I'm taking a class on survey sampling and I have some problem understanding the R implementation of simple random sampling (SRS). Please look at this piece of code:
library(survey)
data(api)
N <- nrow(apipop)
srs_design <- svydesign(id=~1, fpc=~fpc, data=apisrs)
a <- svymean(~api00+api99+I(api00^2)+I(api99^2), srs_design)
a
# mean SE
# api00 656.59 9.2497
# api99 624.68 9.5003
svycontrast(a, quote(api00 - api99))
# nlcon SE
# contrast 31.9 2.0905
I have no idea how the standard error of the estimation of api00 - api99
is computed. In other words, I don't know which formula svycontrast(a, quote(api00 - api99))

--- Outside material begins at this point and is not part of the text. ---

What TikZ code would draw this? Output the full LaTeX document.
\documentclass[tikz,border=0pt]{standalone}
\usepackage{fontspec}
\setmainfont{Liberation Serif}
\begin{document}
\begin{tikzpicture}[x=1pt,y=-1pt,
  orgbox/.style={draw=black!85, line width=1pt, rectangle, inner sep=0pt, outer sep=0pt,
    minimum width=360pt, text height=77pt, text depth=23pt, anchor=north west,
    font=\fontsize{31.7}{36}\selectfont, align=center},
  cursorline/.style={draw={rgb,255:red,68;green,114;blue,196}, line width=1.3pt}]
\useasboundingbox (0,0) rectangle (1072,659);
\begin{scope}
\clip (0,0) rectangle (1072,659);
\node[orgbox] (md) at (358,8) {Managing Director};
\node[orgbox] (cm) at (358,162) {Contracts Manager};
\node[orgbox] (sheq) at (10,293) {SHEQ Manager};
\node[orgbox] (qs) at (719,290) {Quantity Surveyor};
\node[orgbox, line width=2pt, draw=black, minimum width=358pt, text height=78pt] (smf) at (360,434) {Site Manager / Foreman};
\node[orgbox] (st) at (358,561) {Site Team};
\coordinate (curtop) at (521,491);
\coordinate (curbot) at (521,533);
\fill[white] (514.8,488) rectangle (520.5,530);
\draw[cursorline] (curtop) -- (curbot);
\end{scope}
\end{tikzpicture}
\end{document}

is estimating, $\hat{\overline{api00}} - \hat{\overline{api99}}$ or $\hat{\overline{api00 - api99}}$?
Here is my effort in answering this question:
After some searching, I came up with an idea: svycontrast
constructes a new random variable before computing the value. Say, there are two random variables in interest, $X$ and $Y$. To estimate $X - Y$, it'll construct a new random variable by letting $Z = X - Y$ and $z_i = x_i - y_i$ for each observation, so that it can estimate $Z$ by averaging $z_i$, which is a SRS sample of $Z$.
But if I'm right, why is the following expression giving different results? Averaging $z_i = x_i^2 - y_i^2$ should give me the same estimation, but they are different.
svycontrast(a, quote(api00^2 - api99^2))
# nlcon SE
# contrast 40872 2672.7
svycontrast(a, quote(`I(api00^2)` - `I(api99^2)`))
# nlcon SE
# contrast 39906 2589.1
In this case, which formula is being estimated?
- $\hat{\overline{api00}^2} - \hat{\overline{api99}^2}$, or
- $\hat{\overline{api00^2}} - \hat{\overline{api99^2}}$, or
- $\hat{\overline{api00^2 - api99^2}}$, or
- something else?
To sum up, my question is: how does svycontrast(stat, contrasts, ...)
perform estimations on contrasts
, and which formula is it estimating?